**WRITTEN REQUEST:**
Make an exact copy, from the records below, of the lines from the line containing "Convert this chart to Plotly code." to the line containing "0.38, 0.20, 0.0]", both lines included, excluding pictures.

**SUPPLIED RECORDS:**

-- -- --

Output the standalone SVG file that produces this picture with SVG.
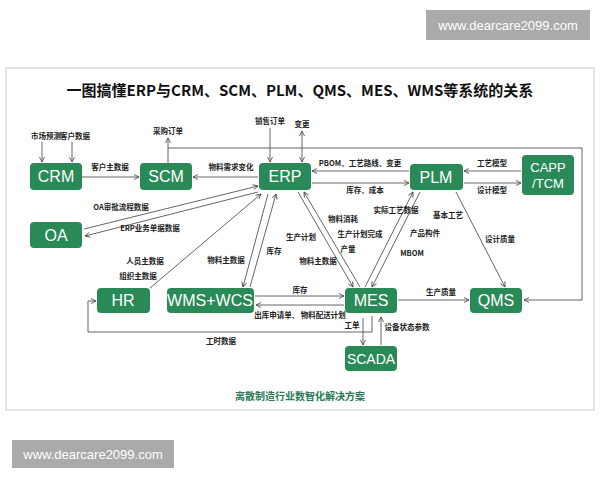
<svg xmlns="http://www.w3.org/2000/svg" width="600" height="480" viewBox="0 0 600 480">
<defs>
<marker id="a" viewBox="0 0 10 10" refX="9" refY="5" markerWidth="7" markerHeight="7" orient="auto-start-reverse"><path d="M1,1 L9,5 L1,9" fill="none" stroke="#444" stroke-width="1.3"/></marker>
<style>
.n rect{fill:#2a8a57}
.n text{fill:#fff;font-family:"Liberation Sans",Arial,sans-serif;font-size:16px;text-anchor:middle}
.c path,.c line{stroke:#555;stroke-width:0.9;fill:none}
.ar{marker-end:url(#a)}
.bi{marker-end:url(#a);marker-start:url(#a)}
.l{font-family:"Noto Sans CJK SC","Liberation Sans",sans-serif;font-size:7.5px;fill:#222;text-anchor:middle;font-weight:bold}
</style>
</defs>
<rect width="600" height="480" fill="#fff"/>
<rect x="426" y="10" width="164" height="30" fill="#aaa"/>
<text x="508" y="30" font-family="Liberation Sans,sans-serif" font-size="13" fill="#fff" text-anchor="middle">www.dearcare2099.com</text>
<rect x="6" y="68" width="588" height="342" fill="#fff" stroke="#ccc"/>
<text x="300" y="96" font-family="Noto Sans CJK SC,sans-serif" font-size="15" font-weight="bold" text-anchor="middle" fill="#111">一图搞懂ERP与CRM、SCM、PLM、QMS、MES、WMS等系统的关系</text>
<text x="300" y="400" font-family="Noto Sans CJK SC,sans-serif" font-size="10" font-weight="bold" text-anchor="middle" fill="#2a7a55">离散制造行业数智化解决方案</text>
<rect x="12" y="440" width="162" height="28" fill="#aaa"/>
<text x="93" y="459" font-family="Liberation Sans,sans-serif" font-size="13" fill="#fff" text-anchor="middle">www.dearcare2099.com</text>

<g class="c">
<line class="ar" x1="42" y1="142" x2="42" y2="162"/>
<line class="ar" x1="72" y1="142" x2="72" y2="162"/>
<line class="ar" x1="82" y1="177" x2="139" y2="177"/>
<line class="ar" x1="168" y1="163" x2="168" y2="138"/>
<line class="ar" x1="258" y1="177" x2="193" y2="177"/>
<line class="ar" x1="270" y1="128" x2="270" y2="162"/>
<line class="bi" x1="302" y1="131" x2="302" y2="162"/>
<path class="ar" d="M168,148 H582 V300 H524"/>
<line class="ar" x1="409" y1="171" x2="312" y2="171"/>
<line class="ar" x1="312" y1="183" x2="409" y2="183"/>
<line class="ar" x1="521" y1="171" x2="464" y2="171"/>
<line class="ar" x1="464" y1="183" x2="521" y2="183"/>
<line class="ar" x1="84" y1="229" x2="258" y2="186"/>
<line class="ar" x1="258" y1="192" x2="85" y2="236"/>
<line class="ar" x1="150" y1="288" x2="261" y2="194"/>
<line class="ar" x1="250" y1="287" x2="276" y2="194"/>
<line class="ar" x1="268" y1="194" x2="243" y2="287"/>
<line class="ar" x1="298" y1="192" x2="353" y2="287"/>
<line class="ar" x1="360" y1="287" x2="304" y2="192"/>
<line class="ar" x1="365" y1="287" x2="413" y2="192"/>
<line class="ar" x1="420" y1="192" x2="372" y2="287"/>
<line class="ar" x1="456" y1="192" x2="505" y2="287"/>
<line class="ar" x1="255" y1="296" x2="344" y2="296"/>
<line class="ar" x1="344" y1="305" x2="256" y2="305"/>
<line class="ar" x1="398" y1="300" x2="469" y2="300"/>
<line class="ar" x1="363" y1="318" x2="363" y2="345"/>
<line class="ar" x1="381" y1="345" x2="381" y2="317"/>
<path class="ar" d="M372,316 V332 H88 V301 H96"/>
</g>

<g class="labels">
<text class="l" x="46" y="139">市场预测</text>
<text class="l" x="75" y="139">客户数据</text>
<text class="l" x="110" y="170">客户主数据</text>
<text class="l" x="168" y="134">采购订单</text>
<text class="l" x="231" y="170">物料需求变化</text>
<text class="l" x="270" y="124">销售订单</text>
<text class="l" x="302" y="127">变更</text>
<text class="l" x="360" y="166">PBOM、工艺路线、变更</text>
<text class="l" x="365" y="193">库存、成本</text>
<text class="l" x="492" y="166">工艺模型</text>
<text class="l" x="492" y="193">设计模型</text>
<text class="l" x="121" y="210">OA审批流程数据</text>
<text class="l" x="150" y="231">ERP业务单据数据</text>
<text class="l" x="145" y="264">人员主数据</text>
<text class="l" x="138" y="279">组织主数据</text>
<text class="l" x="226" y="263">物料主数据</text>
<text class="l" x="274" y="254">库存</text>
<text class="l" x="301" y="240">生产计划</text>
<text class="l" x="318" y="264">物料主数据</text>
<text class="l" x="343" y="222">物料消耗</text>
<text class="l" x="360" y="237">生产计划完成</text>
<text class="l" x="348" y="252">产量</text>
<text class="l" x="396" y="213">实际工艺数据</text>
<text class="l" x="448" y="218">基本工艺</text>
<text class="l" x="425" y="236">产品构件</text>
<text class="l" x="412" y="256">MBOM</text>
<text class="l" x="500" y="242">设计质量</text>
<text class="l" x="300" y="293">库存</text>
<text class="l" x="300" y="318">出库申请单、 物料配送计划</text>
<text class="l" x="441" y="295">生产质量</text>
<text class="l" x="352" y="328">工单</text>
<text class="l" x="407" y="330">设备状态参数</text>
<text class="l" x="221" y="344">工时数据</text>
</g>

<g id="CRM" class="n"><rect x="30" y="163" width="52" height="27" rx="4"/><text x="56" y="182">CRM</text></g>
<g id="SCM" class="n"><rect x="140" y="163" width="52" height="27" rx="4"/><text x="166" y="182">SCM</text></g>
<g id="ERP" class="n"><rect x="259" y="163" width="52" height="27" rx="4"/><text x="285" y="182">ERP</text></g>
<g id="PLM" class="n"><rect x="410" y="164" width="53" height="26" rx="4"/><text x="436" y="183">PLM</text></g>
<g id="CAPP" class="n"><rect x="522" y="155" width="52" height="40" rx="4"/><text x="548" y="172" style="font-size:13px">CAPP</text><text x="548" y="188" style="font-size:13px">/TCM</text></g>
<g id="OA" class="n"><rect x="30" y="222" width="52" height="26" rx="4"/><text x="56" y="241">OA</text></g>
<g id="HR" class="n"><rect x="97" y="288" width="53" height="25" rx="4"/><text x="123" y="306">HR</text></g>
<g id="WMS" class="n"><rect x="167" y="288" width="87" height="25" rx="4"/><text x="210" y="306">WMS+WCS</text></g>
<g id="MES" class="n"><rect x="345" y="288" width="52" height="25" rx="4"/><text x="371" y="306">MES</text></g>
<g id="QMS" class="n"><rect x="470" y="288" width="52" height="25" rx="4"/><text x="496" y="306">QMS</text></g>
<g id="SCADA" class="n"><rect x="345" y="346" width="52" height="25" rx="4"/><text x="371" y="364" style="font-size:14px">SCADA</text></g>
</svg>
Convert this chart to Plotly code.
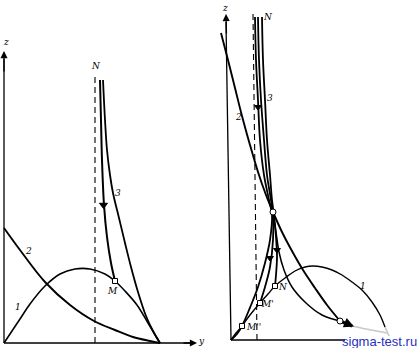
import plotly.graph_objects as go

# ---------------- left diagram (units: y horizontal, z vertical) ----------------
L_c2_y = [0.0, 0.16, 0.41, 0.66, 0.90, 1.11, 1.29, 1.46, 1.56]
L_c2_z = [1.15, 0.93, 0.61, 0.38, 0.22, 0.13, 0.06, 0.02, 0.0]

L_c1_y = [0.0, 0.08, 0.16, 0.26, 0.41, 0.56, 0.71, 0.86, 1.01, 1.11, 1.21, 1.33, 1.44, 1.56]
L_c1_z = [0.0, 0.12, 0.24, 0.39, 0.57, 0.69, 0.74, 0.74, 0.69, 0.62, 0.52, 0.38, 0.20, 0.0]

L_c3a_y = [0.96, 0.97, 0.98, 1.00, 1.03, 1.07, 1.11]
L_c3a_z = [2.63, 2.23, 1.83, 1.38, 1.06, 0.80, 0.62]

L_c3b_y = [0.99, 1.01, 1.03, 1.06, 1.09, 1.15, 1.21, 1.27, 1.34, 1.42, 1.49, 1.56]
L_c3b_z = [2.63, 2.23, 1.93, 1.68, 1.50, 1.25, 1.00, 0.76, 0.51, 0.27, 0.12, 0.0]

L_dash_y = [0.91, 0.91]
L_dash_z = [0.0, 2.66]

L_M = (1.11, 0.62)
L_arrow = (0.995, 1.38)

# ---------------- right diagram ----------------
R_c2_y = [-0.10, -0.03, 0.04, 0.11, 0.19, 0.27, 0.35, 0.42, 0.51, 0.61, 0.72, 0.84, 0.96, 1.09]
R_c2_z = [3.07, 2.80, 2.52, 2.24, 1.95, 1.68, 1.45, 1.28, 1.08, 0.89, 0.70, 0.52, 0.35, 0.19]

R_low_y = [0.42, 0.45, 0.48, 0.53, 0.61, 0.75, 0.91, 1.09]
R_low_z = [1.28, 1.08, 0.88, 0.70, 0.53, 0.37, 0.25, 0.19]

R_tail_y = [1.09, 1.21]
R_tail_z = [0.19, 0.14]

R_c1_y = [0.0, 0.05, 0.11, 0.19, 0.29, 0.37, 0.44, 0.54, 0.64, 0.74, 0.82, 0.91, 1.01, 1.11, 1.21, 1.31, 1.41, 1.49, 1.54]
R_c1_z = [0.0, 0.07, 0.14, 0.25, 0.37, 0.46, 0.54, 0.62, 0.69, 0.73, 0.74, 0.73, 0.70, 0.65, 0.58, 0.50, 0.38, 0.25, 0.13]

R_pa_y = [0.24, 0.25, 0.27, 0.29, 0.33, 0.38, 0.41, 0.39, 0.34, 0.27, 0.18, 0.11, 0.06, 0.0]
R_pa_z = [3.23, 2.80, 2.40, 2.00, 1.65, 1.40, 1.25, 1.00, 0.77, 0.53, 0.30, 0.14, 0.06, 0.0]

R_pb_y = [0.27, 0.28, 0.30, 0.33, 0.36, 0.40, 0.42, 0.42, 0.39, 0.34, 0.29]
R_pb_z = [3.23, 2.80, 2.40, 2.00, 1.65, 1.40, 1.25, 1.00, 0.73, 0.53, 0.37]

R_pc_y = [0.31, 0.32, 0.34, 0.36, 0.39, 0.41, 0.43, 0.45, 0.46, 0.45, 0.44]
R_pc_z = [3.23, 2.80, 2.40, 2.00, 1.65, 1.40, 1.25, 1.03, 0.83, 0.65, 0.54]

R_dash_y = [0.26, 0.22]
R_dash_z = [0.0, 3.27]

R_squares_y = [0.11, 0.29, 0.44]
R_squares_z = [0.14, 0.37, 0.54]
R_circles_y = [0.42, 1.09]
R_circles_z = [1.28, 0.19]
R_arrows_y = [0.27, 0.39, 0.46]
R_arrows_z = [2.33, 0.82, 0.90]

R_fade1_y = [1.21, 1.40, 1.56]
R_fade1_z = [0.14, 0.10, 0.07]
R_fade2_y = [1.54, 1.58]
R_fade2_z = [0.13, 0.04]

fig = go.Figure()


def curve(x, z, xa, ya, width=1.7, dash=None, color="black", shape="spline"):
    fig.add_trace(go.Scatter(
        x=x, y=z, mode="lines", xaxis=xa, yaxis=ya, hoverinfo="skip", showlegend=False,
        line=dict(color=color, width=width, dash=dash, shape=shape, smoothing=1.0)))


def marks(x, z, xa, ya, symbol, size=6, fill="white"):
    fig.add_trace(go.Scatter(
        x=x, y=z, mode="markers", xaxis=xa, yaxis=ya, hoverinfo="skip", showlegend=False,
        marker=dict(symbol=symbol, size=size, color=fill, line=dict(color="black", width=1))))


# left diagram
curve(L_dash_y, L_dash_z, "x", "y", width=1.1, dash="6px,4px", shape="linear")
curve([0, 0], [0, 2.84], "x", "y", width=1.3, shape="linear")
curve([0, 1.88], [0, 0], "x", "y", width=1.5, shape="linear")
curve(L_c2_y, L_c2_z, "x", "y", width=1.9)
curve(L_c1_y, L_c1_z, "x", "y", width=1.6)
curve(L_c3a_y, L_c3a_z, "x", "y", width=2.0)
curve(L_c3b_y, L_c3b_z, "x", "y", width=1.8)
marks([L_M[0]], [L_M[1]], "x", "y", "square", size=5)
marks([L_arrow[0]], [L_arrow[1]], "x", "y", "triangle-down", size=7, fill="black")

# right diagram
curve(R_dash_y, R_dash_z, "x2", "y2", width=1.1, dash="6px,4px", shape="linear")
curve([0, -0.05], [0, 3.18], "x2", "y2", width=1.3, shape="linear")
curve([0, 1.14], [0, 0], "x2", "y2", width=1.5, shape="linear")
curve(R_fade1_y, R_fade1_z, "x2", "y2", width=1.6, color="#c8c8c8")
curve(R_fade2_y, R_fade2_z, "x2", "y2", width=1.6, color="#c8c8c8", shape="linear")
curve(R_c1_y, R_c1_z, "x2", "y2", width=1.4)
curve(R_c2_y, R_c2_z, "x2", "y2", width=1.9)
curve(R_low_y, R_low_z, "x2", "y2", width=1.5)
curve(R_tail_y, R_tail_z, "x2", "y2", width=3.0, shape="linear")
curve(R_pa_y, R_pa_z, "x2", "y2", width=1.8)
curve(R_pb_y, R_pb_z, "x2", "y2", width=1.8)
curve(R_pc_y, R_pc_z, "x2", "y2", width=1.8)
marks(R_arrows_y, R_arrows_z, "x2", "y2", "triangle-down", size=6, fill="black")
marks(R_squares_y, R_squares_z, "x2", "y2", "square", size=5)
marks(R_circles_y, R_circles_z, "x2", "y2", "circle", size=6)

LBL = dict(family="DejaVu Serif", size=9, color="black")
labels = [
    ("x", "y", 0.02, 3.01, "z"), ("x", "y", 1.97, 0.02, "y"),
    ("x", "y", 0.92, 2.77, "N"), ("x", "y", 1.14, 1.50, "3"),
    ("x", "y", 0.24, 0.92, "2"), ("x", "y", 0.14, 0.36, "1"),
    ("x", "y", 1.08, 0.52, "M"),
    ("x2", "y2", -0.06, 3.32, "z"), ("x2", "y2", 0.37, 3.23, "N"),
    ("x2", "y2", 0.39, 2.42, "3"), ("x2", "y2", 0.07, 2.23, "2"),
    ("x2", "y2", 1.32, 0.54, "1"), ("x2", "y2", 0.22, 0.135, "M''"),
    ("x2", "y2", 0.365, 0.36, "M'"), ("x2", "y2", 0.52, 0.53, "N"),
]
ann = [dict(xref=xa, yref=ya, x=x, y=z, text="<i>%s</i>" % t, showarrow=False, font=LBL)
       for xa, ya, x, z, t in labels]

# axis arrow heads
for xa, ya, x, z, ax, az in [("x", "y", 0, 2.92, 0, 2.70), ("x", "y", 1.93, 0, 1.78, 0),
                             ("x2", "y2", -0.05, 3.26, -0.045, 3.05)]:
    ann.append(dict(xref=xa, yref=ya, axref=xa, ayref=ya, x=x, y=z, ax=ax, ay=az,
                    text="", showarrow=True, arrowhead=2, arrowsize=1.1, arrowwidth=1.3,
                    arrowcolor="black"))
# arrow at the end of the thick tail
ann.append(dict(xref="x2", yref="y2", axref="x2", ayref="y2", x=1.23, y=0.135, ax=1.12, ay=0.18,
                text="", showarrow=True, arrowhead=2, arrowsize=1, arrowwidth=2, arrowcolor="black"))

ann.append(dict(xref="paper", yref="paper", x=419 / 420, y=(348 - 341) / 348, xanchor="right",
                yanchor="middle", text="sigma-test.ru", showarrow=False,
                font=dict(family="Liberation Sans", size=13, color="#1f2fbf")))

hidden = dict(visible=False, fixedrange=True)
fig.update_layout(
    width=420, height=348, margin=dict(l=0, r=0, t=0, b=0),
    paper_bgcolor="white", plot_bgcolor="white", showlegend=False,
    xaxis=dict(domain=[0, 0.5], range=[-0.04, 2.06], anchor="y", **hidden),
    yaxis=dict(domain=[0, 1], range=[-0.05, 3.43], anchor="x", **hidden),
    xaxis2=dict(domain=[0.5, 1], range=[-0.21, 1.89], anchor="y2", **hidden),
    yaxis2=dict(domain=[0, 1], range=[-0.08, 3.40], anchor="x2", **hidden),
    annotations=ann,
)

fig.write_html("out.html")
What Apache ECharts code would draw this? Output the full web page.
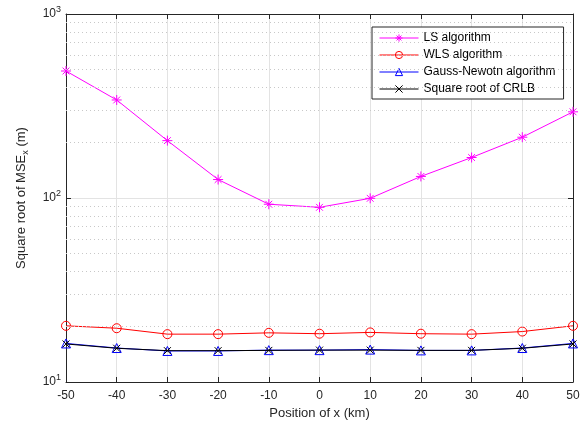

-- -- --

**ANSWER TO THE EXERCISE:**
Convert this chart to Plotly code.
import plotly.graph_objects as go

# ---------------- left diagram (units: y horizontal, z vertical) ----------------
L_c2_y = [0.0, 0.16, 0.41, 0.66, 0.90, 1.11, 1.29, 1.46, 1.56]
L_c2_z = [1.15, 0.93, 0.61, 0.38, 0.22, 0.13, 0.06, 0.02, 0.0]

L_c1_y = [0.0, 0.08, 0.16, 0.26, 0.41, 0.56, 0.71, 0.86, 1.01, 1.11, 1.21, 1.33, 1.44, 1.56]
L_c1_z = [0.0, 0.12, 0.24, 0.39, 0.57, 0.69, 0.74, 0.74, 0.69, 0.62, 0.52, 0.38, 0.20, 0.0]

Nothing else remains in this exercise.